Otak Sistem 1 memicu rasa ingin tahu → pelanggan klik konten, simpan postingan, atau mengunjungi landing page.
Otak Sistem 2 baru masuk ketika mereka mulai membandingkan, menghitung, dan mencari alasan logis.
Marketer wajib memetakan:
- Trigger emosional (System 1)
- Alasan rasional (System 2)
- Perilaku nyata di setiap tahap
2. Framework Data Scientist untuk Membaca Customer Journey
Seorang data scientist tidak melihat pelanggan sebagai “trafik”, tetapi sebagai pola perilaku yang dapat dipetakan.
Gunakan tiga pilar:
A. Observe → Amati Pola Perilaku
Fokus pada digital breadcrumbs yang pelanggan tinggalkan:
- halaman apa yang sering dikunjungi,
- durasi baca,
- titik keluar,
- iklan yang mereka klik,
- jenis konten yang sering mereka simpan,
- CTA apa yang paling banyak dihindari.
Ini adalah “behavior dataset” yang tidak bisa dibohongi.

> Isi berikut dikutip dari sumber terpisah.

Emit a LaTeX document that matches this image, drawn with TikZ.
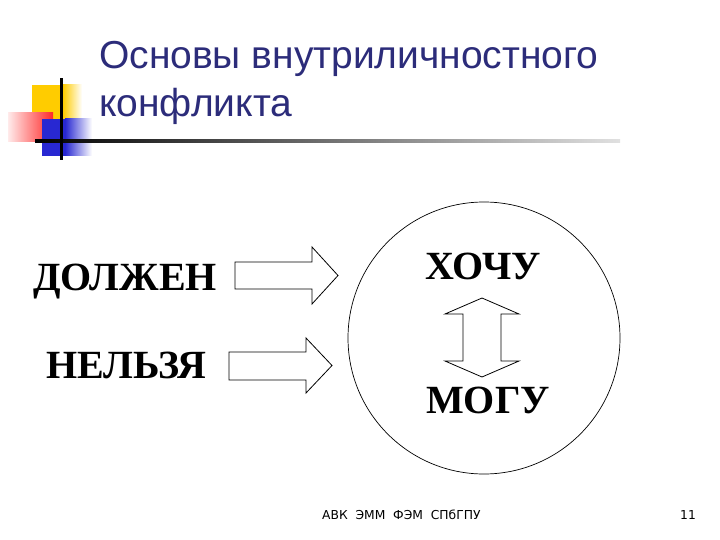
\documentclass[tikz,border=0pt]{standalone}
\usepackage{fontspec}
\setmainfont{Liberation Serif}
\newfontfamily\titlefont{Liberation Sans}
\newfontfamily\footfont{DejaVu Sans}
\definecolor{navy}{RGB}{44,44,122}
\definecolor{logoyellow}{RGB}{255,204,0}
\definecolor{logored}{RGB}{255,40,40}
\definecolor{logoblue}{RGB}{40,40,210}
\tikzset{
  titletext/.style={anchor=base west, inner sep=0pt, text=navy, font=\titlefont\fontsize{39}{44}\selectfont},
  bigword/.style={anchor=base west, inner sep=0pt, font=\fontsize{40}{46}\selectfont\bfseries},
  foottext/.style={anchor=base west, inner sep=0pt, font=\footfont\fontsize{12.3}{14}\selectfont},
  blockarrow/.style={draw=black, line width=0.8pt, fill=white, line join=miter},
}
\begin{document}
\begin{tikzpicture}[x=1pt,y=-1pt]
\path[use as bounding box, fill=white] (0,0) rectangle (720,540);
% logo
\fill[logoyellow] (32,85) rectangle (63,120);
\shade[left color=logoyellow, right color=white] (63,85) rectangle (82,120);
\shade[left color=red!8, right color=logored] (8,113) rectangle (53,142);
\fill[logoblue] (42,119) rectangle (65,156);
\shade[left color=logoblue, right color=white] (65,119) rectangle (92,156);
\shade[left color=black, right color=black!12] (35,140) rectangle (620,142.2);
\fill[black] (60,78) rectangle (62.5,160);
% title
\node[titletext] (t1) at (99,69) {Основы внутриличностного};
\node[titletext] (t2) at (99,117) {конфликта};
% left words
\node[bigword] (dolzhen) at (33,290) {ДОЛЖЕН};
\node[bigword] (nelzya) at (46,378) {НЕЛЬЗЯ};
% block arrows
\draw[blockarrow] (235,262) -- (312,262) -- (312,247) -- (338,275.5) -- (312,304) -- (312,289) -- (235,289) -- cycle;
\draw[blockarrow] (229,352) -- (306,352) -- (306,338) -- (332,365.5) -- (306,393) -- (306,380) -- (229,380) -- cycle;
% circle
\node[draw=black, line width=0.7pt, circle, minimum size=272pt, inner sep=0pt] (circ) at (484,338) {};
\node[bigword] (hochu) at (425,279) {ХОЧУ};
\node[bigword] (mogu) at (426,413) {МОГУ};
% double arrow
\draw[blockarrow] (482,298) -- (519,314) -- (501,314) -- (501,361) -- (519,361) -- (482,377) -- (445,361) -- (463,361) -- (463,314) -- (445,314) -- cycle;
% footer
\node[foottext] (foot) at (322,519) {АВК\ \ ЭММ\ \ ФЭМ\ \ СПбГПУ};
\node[foottext] (page) at (680,519) {11};
\end{tikzpicture}
\end{document}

B. Interpret → Tafsirkan Apa yang Sebenarnya Mereka Inginkan
Ini bagian paling penting.
Data scientist tidak sekadar melihat angka, tetapi membaca niat.
Contoh:
- CTR tinggi + bounce tinggi → pelanggan tertarik, tapi ekspektasi tidak sesuai.

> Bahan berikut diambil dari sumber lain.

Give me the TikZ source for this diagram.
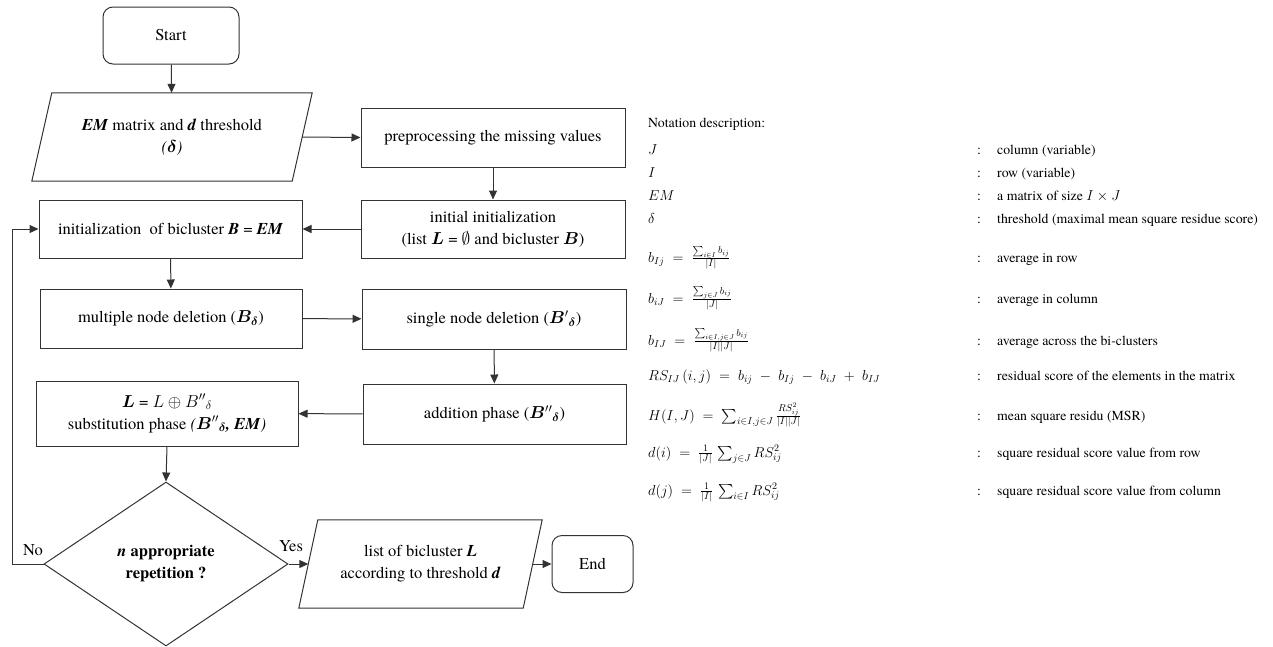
\documentclass[tikz,border=0pt]{standalone}
\usepackage{amsmath,amssymb}
\usepackage{fontspec}
\setmainfont{TeX Gyre Termes}
\usepackage{bm}
\usetikzlibrary{shapes.geometric,arrows.meta,calc}

\begin{document}
\begin{tikzpicture}[x=1pt,y=-1pt,
  every node/.style={font=\fontsize{16.5}{22}\selectfont},
  box/.style={draw=black!80, line width=1pt, align=center, inner sep=0pt},
  rbox/.style={box, rounded corners=10pt},
  slantbox/.style={align=center, inner sep=0pt},
  outline/.style={draw=black!80, line width=1pt},
  decision/.style={diamond, draw=black!80, line width=1pt, align=center,
    inner sep=0pt, minimum width=244pt, minimum height=164pt},
  flow/.style={draw=black!80, line width=1pt, -{Triangle[length=9pt,width=8pt]}},
  lbl/.style={inner sep=0pt},
  note/.style={font=\fontsize{13.8}{16}\selectfont, anchor=base west, inner sep=0pt},
  sym/.style={note, font=\fontsize{14.6}{17}\selectfont},
]
\useasboundingbox (0,0) rectangle (1273,646);

% ---------- flowchart ----------
\node[rbox, minimum width=136pt, minimum height=57pt] (start) at (171,35.5) {Start};

\node[slantbox, minimum width=260pt, minimum height=88pt] (em) at (172,137)
  {\textbf{\textit{EM}} matrix and \textbf{\textit{d}} threshold\\ \textit{(}$\bm{\delta}$\textit{)}};
\draw[outline] ([xshift=10pt]em.north west) -- ([xshift=10pt]em.north east)
  -- ([xshift=-10pt]em.south east) -- ([xshift=-10pt]em.south west) -- cycle;

\node[box, minimum width=264pt, minimum height=59pt] (pre) at (493,137.5)
  {preprocessing the missing values};
\node[box, minimum width=264pt, minimum height=58pt] (ini) at (493,229)
  {initial initialization\\(list $\bm{L}$ = $\emptyset$ and bicluster $\bm{B}$)};
\node[box, minimum width=263pt, minimum height=58pt] (bic) at (170.5,229)
  {initialization\ \ of bicluster \textbf{\textit{B}} = \textbf{\textit{EM}}};
\node[box, minimum width=262pt, minimum height=59pt] (mul) at (171,318.5)
  {multiple node deletion ($\bm{B_{\delta}}$)};
\node[box, minimum width=264pt, minimum height=60pt] (sin) at (494,319)
  {single node deletion (${\bm{B}'}_{\bm{\delta}}$)};
\node[box, minimum width=263pt, minimum height=60pt] (add) at (494.5,414)
  {addition phase (${\bm{B}''}_{\bm{\delta}}$)};
\node[box, minimum width=262pt, minimum height=65pt] (sub) at (167,413.5)
  {$\bm{L}$ = $L \oplus {B''}_{\delta}$\\substitution phase \textit{(}${\bm{B}''}_{\bm{\delta}}$\textbf{\textit{, EM}}\textit{)}};

\node[decision] (dec) at (166,564)
  {\textbf{\textit{n}} \textbf{appropriate}\\\textbf{repetition ?}};

\node[slantbox, minimum width=224pt, minimum height=88pt] (lst) at (420.5,564)
  {list of bicluster \textbf{\textit{L}}\\according to threshold \textbf{\textit{d}}};
\draw[outline] ([xshift=9.5pt]lst.north west) -- ([xshift=9.5pt]lst.north east)
  -- ([xshift=-9.5pt]lst.south east) -- ([xshift=-9.5pt]lst.south west) -- cycle;

\node[rbox, minimum width=81pt, minimum height=57pt] (fin) at (592.5,564) {End};

\coordinate (back) at (12,564);

\draw[flow] (start) -- (em);
\draw[flow] (em.east) -- (pre.west);
\draw[flow] (pre) -- (ini);
\draw[flow] (ini) -- (bic);
\draw[flow] (bic) -- (mul);
\draw[flow] (mul) -- (sin);
\draw[flow] (sin) -- (add);
\draw[flow] (add) -- (sub);
\draw[flow] (sub.south) -- (dec.north);
\draw[flow] (dec.east) -- (lst.west);
\draw[flow] (lst.east) -- (fin.west);
\draw[flow] (dec.west) -- (back) |- (bic.west);

\node[lbl] (no) at (33,550) {No};
\node[lbl] (yes) at (291,546) {Yes};

% ---------- notation list ----------
\node[note] (nt) at (648,127) {Notation description:};

\node[sym] (s1) at (648,154) {$J$};
\node[note] (k1) at (977,154) {:};
\node[note] (t1) at (997,154) {column (variable)};

\node[sym] (s2) at (648,177) {$I$};
\node[note] (k2) at (977,177) {:};
\node[note] (t2) at (997,177) {row (variable)};

\node[sym] (s3) at (648,200) {$EM$};
\node[note] (k3) at (977,200) {:};
\node[note] (t3) at (997,200) {a matrix of size $I \times J$};

\node[sym] (s4) at (648,223) {$\delta$};
\node[note] (k4) at (977,223) {:};
\node[note] (t4) at (997,223) {threshold (maximal mean square residue score)};

\node[sym] (s5) at (648,262) {$b_{Ij} \;=\; \frac{\sum_{i\in I} b_{ij}}{|I|}$};
\node[note] (k5) at (977,262) {:};
\node[note] (t5) at (997,262) {average in row};

\node[sym] (s6) at (648,303) {$b_{iJ} \;=\; \frac{\sum_{j\in J} b_{ij}}{|J|}$};
\node[note] (k6) at (977,303) {:};
\node[note] (t6) at (997,303) {average in column};

\node[sym] (s7) at (648,345) {$b_{IJ} \;=\; \frac{\sum_{i\in I, j\in J} b_{ij}}{|I||J|}$};
\node[note] (k7) at (977,345) {:};
\node[note] (t7) at (997,345) {average across the bi-clusters};

\node[sym] (s8) at (648,380) {$RS_{IJ}\,(i,j) \;=\; b_{ij} \;-\; b_{Ij} \;-\; b_{iJ} \;+\; b_{IJ}$};
\node[note] (k8) at (977,380) {:};
\node[note] (t8) at (997,380) {residual score of the elements in the matrix};

\node[sym] (s9) at (648,420) {$H(I,J) \;=\; \sum_{i\in I, j\in J} \frac{RS_{ij}^2}{|I||J|}$};
\node[note] (k9) at (977,420) {:};
\node[note] (t9) at (997,420) {mean square residu (MSR)};

\node[sym] (s10) at (648,457) {$d(i) \;=\; \frac{1}{|J|}\, \sum_{j\in J} RS_{ij}^2$};
\node[note] (k10) at (977,457) {:};
\node[note] (t10) at (997,457) {square residual score value from row};

\node[sym] (s11) at (648,495) {$d(j) \;=\; \frac{1}{|I|}\, \sum_{i\in I} RS_{ij}^2$};
\node[note] (k11) at (977,495) {:};
\node[note] (t11) at (997,495) {square residual score value from column};
\end{tikzpicture}
\end{document}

- Lama di halaman testimoni → mereka butuh social proof (Cialdini).
- Dua kali masuk halaman harga → mereka berada di tahap “consideration”.
Setiap perilaku = sinyal psikologis.
C. Predict → Perkirakan Langkah Pelanggan Selanjutnya
Tujuan akhir: mengantisipasi kebutuhan mereka.
Contoh:
- pengguna yang membaca 3 artikel belajar digital marketing → siap ditawari kursus pemula.
- pengguna yang mengunduh e-book → siap masuk nurture email.
- pengguna yang menonton testimoni → siap dikasih urgensi (bonus, kuota terbatas).
Data scientist selalu berpikir probabilitas, bukan asumsi.
3. Tahapan Customer Journey (Versi Data Scientist)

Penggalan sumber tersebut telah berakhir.